Data provided |
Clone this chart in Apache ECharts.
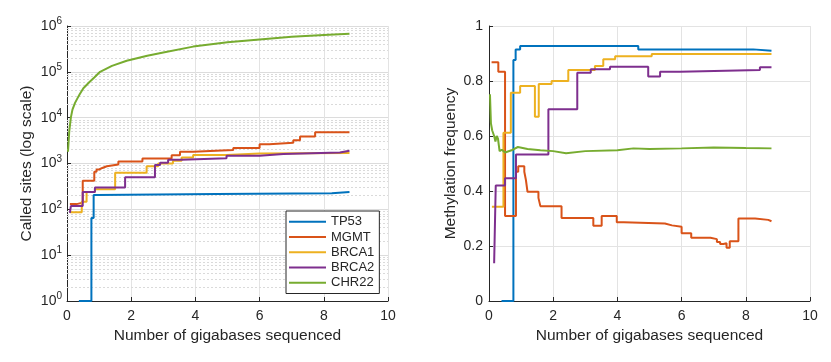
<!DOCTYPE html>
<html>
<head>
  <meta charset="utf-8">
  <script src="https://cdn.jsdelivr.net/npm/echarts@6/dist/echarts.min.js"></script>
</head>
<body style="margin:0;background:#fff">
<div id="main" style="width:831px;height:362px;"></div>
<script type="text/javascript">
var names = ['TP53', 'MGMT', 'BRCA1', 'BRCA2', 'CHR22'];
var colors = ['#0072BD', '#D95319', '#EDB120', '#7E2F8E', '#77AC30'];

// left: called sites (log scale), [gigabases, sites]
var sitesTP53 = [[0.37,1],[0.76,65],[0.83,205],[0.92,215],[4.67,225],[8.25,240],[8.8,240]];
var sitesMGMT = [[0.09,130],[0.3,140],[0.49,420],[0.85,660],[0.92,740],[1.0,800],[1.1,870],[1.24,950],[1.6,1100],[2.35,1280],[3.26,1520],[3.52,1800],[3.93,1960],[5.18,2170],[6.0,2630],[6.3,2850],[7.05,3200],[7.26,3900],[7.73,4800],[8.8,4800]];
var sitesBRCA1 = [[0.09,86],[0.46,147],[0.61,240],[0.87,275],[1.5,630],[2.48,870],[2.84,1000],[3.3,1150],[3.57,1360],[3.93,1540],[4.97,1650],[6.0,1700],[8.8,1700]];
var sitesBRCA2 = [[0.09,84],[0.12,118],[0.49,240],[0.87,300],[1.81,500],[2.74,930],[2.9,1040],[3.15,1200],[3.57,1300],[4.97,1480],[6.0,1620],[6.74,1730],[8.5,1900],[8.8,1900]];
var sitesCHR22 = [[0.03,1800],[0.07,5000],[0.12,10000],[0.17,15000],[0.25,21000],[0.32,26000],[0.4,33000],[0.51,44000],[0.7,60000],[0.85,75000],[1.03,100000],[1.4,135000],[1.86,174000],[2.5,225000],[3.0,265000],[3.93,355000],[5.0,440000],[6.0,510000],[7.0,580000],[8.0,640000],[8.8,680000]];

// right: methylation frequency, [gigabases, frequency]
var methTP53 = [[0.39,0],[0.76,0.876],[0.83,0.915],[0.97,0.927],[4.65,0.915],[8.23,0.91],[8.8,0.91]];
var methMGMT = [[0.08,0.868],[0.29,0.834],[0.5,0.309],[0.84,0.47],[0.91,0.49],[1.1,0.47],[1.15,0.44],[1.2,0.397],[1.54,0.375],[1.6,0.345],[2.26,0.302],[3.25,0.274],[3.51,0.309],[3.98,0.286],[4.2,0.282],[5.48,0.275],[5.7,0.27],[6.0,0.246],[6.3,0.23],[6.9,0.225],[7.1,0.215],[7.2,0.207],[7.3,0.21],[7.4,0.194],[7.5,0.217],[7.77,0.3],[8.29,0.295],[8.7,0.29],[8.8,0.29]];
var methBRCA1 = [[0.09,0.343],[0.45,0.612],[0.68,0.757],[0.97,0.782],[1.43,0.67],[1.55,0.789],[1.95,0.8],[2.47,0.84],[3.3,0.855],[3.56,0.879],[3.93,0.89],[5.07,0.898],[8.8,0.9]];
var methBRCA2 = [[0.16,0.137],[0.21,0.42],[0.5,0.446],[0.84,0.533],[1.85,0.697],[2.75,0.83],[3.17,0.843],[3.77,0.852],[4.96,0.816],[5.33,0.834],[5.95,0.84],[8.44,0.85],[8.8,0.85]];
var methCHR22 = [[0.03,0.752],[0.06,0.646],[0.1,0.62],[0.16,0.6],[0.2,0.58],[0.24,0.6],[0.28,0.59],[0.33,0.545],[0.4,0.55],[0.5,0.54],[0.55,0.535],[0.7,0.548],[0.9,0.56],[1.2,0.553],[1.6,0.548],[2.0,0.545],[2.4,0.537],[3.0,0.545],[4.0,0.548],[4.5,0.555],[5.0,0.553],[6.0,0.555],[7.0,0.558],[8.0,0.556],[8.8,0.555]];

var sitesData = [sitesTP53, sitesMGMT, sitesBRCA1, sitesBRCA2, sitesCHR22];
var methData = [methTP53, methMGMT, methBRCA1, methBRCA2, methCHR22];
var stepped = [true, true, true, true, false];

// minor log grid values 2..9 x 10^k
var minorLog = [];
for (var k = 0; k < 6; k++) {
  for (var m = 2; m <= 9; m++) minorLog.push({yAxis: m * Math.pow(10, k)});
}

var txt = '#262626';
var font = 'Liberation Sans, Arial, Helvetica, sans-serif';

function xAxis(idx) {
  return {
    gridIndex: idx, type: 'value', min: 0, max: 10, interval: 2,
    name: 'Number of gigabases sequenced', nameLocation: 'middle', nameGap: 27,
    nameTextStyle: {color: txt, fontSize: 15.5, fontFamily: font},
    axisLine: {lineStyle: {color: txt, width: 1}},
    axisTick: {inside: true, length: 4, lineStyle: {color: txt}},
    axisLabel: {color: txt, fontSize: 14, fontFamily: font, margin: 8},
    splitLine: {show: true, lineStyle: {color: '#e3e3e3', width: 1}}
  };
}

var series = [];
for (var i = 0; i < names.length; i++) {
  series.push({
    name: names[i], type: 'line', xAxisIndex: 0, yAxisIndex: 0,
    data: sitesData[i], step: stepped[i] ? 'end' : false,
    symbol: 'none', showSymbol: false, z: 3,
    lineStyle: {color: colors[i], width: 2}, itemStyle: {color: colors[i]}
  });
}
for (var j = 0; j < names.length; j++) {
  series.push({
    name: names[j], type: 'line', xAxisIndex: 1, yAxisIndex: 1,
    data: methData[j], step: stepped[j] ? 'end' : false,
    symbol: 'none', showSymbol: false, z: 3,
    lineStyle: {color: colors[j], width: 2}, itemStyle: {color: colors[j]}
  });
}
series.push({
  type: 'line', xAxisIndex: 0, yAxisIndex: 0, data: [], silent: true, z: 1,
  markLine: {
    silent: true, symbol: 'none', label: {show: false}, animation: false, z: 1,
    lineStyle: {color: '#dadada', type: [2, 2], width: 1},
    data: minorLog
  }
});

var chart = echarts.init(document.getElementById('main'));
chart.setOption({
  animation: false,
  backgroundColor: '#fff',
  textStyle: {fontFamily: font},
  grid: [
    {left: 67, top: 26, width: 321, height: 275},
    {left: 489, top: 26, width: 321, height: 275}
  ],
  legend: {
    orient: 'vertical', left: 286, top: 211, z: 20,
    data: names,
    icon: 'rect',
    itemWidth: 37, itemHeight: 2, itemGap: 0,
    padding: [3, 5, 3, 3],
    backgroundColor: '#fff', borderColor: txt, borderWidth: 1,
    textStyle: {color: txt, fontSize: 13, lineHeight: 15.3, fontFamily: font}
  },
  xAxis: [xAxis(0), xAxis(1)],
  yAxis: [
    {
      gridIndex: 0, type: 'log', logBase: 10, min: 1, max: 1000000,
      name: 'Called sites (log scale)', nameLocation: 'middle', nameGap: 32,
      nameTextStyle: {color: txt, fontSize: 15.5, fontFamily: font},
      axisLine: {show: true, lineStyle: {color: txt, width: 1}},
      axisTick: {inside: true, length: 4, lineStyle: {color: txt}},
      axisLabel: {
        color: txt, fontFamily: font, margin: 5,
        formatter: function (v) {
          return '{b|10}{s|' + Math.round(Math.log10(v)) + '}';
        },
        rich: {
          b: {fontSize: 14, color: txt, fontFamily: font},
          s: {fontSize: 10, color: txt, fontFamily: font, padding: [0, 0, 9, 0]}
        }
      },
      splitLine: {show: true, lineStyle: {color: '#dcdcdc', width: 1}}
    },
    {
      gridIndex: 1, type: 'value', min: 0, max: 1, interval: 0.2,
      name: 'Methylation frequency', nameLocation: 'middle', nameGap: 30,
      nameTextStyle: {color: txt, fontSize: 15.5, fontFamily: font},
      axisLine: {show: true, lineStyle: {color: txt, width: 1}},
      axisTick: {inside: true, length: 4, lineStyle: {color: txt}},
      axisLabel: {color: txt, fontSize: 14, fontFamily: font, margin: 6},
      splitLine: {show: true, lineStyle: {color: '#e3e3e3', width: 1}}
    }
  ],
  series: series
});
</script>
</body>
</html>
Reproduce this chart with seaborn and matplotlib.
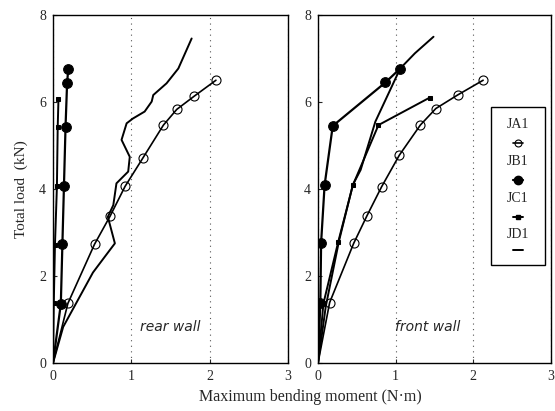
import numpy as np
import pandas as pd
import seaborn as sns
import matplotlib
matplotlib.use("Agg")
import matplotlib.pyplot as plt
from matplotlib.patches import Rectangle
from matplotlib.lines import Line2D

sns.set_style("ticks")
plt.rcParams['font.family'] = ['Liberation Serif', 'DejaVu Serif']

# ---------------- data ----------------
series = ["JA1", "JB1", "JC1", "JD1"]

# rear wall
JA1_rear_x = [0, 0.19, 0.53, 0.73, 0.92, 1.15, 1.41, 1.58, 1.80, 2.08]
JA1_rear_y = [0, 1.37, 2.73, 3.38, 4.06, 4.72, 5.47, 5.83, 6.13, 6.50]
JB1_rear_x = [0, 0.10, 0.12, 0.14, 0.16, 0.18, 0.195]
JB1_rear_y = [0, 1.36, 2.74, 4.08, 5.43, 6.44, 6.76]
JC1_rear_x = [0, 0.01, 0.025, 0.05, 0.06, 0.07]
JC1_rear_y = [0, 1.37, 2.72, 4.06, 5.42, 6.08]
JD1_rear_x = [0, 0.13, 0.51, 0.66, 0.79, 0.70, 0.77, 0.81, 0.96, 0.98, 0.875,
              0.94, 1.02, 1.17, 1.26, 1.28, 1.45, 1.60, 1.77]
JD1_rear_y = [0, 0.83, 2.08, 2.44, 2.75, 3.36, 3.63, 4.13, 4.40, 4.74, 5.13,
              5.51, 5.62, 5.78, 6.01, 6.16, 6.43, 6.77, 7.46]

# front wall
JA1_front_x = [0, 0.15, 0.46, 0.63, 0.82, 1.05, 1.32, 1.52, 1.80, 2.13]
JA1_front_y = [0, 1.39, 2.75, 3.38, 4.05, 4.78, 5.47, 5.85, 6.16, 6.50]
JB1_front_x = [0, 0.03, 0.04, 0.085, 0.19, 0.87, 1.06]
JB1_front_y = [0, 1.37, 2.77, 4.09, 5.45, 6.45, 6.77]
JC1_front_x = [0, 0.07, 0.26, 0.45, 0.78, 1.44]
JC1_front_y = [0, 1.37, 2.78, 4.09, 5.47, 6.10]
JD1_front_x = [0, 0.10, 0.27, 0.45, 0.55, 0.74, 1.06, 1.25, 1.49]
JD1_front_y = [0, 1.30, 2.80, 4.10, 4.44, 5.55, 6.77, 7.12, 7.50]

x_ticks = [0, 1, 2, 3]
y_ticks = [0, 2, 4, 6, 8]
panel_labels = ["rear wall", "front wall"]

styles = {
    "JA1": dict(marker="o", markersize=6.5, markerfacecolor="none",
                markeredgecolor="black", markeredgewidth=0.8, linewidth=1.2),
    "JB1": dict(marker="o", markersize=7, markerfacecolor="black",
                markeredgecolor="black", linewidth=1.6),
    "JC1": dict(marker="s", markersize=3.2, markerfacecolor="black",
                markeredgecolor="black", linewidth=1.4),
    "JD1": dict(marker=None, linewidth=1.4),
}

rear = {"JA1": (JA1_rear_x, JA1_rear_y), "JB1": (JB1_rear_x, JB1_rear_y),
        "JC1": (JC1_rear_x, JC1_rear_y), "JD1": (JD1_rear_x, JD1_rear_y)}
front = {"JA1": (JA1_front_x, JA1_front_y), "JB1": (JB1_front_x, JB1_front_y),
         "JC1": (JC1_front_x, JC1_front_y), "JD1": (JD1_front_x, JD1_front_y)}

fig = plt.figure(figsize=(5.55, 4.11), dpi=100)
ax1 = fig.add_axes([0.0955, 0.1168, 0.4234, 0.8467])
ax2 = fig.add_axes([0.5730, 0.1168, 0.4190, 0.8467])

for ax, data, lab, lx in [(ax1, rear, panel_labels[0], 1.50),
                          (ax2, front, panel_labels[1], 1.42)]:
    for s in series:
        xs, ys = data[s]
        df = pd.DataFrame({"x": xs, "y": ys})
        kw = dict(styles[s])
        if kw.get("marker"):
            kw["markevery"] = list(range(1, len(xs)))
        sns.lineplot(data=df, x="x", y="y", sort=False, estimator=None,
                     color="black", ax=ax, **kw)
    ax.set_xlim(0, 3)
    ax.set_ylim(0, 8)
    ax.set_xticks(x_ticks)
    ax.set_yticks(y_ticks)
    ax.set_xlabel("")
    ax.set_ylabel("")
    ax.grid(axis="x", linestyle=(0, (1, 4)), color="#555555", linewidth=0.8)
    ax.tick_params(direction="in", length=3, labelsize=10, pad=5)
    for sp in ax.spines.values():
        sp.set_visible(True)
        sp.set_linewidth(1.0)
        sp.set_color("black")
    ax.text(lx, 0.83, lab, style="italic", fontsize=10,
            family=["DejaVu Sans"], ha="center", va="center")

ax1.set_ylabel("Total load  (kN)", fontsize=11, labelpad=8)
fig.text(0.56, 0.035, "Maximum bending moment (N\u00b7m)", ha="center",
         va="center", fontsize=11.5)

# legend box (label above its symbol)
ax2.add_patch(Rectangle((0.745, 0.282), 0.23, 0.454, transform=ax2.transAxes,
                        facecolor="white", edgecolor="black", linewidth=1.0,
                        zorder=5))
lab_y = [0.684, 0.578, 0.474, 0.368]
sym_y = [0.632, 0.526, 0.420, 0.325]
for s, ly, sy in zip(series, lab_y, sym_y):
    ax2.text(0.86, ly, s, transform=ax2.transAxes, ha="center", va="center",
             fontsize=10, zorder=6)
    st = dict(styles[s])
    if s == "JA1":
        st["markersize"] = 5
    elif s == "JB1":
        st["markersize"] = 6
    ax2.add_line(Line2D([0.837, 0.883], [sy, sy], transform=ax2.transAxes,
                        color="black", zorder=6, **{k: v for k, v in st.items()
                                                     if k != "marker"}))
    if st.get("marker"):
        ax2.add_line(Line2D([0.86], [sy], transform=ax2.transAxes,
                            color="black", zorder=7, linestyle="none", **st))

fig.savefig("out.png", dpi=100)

Written instruction |
Begin at the first line of the entries above and return each line exactly, stopping after the line that contains "['#0072BD', '#D95319', '#EDB120', '#7E2F8E', '#77AC30'];". Pictures do not belong in the copy.

Written answer |
Clone this chart in Apache ECharts.
<!DOCTYPE html>
<html>
<head>
  <meta charset="utf-8">
  <script src="https://cdn.jsdelivr.net/npm/echarts@6/dist/echarts.min.js"></script>
</head>
<body style="margin:0;background:#fff">
<div id="main" style="width:831px;height:362px;"></div>
<script type="text/javascript">
var names = ['TP53', 'MGMT', 'BRCA1', 'BRCA2', 'CHR22'];
var colors = ['#0072BD', '#D95319', '#EDB120', '#7E2F8E', '#77AC30'];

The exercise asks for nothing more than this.